One of my favorite things about the nave at my church is the “Talitha Cumi” window. Mark’s story of Jesus’ raising a twelve-year-old girl from death is one of my favorite Gospel stories. And this is a wonderful image, presented in deep, rich colors: Jesus stands over the little girl, holding her hand, while her anxious parents kneel at the foot of the bed. I’ve loved this window since my first visit to the church, and I have an excellent view of it from my seat on the deacon side of the front of the church.

This morning, during the sermon, my eyes wandered over to that window. And lo! it was transformed. This particular day, this particular moment, the rising sun was shining right through Jesus. His face was almost too bright to look at. A little of the light shone in the faces of the parents, looking up at him in hope. The little girl’s face was shadowed – the side of the window enclosure kept the early sunlight from her face. Yet that fits the moment shown – Jesus’ hand is raised; he is speaking the words that call her back from death. It’s easy to believe that in a moment, the darkness will pass from her face and she, too, will shine like the sun.


The sermon ends – I introduce the Creed – we move on. I forget to look again until the sermon at the 10am service. Now the day’s light is evenly distributed. The stained-glass image looks like I’ve always seen it before. I can see the details, the colors, the beauty – but that transfiguring light that made it come alive is gone.

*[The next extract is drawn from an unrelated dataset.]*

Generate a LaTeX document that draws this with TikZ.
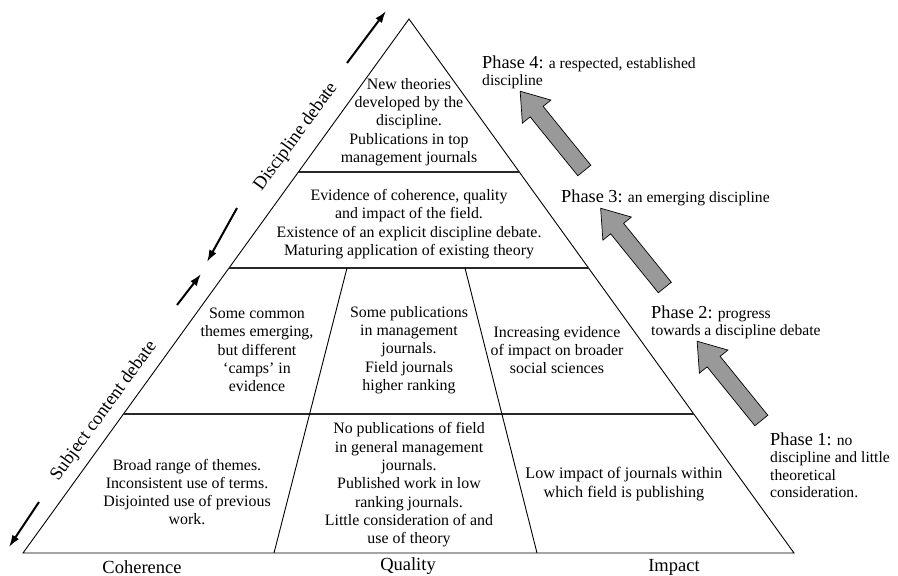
\documentclass[tikz,border=0pt]{standalone}
\usepackage{fontspec}
\setmainfont{Liberation Serif}
\usetikzlibrary{arrows.meta,calc,shapes.arrows}
\definecolor{phasegray}{RGB}{153,153,153}
\definecolor{tierdark}{RGB}{40,40,40}
\tikzset{
  tiertext/.style={align=center,inner sep=0pt,font=\fontsize{15.9}{18.3}\selectfont},
  axislabel/.style={inner sep=0pt,font=\fontsize{18.5}{20}\selectfont},
  phasetext/.style={align=left,inner sep=0pt,anchor=north west,font=\fontsize{15.6}{17.3}\selectfont},
  phasearrow/.style={single arrow,draw=black,fill=phasegray,line width=0.7pt,inner sep=0pt,
    text height=16pt,text depth=0pt,minimum height=102pt,single arrow head extend=10pt,
    single arrow tip angle=70,rotate=129},
  debatearrow/.style={-{Latex[length=12pt,width=8pt]},line width=2pt},
  pyramid/.style={line width=0.9pt},
  tierline/.style={line width=1.2pt,draw=tierdark}
}
\newcommand{\phasehead}[1]{{\fontsize{18.3}{17.3}\selectfont Phase #1:}}
\begin{document}
\begin{tikzpicture}[x=1pt,y=-1pt]
  \useasboundingbox (0,0) rectangle (898,576);
  \coordinate (apex) at (409,19);
  \coordinate (bl) at (23,553);
  \coordinate (br) at (794,553);
  \draw[pyramid] (apex) -- (bl) -- (br) -- cycle;
  \draw[tierline] ($(apex)!0.2865!(bl)$) -- ($(apex)!0.2865!(br)$);
  \draw[tierline] ($(apex)!0.4663!(bl)$) -- ($(apex)!0.4663!(br)$);
  \draw[tierline] ($(apex)!0.7397!(bl)$) -- ($(apex)!0.7397!(br)$);
  \draw[pyramid] (347,268) -- (274,553);
  \draw[pyramid] (465,268) -- (537,553);

  \node[tiertext] (top) at (409,122) {New theories\\developed by the\\discipline.\\Publications in top\\management journals};
  \node[tiertext] (upper) at (409,224) {Evidence of coherence, quality\\and impact of the field.\\Existence of an explicit discipline debate.\\Maturing application of existing theory};
  \node[tiertext] (midcoh) at (257,350) {Some common\\themes emerging,\\but different\\`camps' in\\evidence};
  \node[tiertext] (midqual) at (409,350) {Some publications\\in management\\journals.\\Field journals\\higher ranking};
  \node[tiertext] (midimp) at (557,350) {Increasing evidence\\of impact on broader\\social sciences};
  \node[tiertext] (lowcoh) at (187,492) {Broad range of themes.\\Inconsistent use of terms.\\Disjointed use of previous\\work.};
  \node[tiertext] (lowqual) at (409,485) {No publications of field\\in general management\\journals.\\Published work in low\\ranking journals.\\Little consideration of and\\use of theory};
  \node[tiertext,font=\fontsize{16.2}{18.3}\selectfont] (lowimp) at (624,484) {Low impact of journals within\\which field is publishing};

  \node[axislabel] (coh) at (142,567) {Coherence};
  \node[axislabel] (qual) at (408,566) {Quality};
  \node[axislabel] (imp) at (674,567) {Impact};
  \node[axislabel,rotate=54] (disc) at (296,137) {Discipline debate};
  \node[axislabel,rotate=54] (subj) at (104,411) {Subject content debate};

  \node[phasetext] (ph4) at (482,55.5) {\phasehead{4} a respected, established\\discipline};
  \node[phasetext] (ph3) at (561,189.5) {\phasehead{3} an emerging discipline};
  \node[phasetext] (ph2) at (651,305.5) {\phasehead{2} progress\\towards a discipline debate};
  \node[phasetext] (ph1) at (770,432.5) {\phasehead{1} no\\discipline and little\\theoretical\\consideration.};

  \node[phasearrow] (up34) at (556,135.5) {};
  \node[phasearrow] (up23) at (636.5,252.5) {};
  \node[phasearrow] (up12) at (733,385.5) {};

  \coordinate (d1s) at (347,63);
  \coordinate (d1e) at (386,11);
  \coordinate (d2s) at (237,208);
  \coordinate (d2e) at (207,262);
  \coordinate (d3s) at (177,305);
  \coordinate (d3e) at (201,274);
  \coordinate (d4s) at (39,502);
  \coordinate (d4e) at (9,547);
  \draw[debatearrow] (d1s) -- (d1e);
  \draw[debatearrow] (d2s) -- (d2e);
  \draw[debatearrow] (d3s) -- (d3e);
  \draw[debatearrow] (d4s) -- (d4e);
\end{tikzpicture}
\end{document}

This, I think, is one of the ways liturgy works. It’s there all the time, reliably beautiful, like the window. You look at it every Sunday, you think about how meaningful the story is. And then, one day, perhaps when you least expect it, perhaps when you most need it, something lines up. You’re sitting in just the right place, and the light shines through it all of a sudden and hits you. The story comes alive – not just frozen images or words but something that carries light and power and grace.


I won’t see that window the same way, from now on. It’s more than just a pretty picture. I’ve seen what it can do.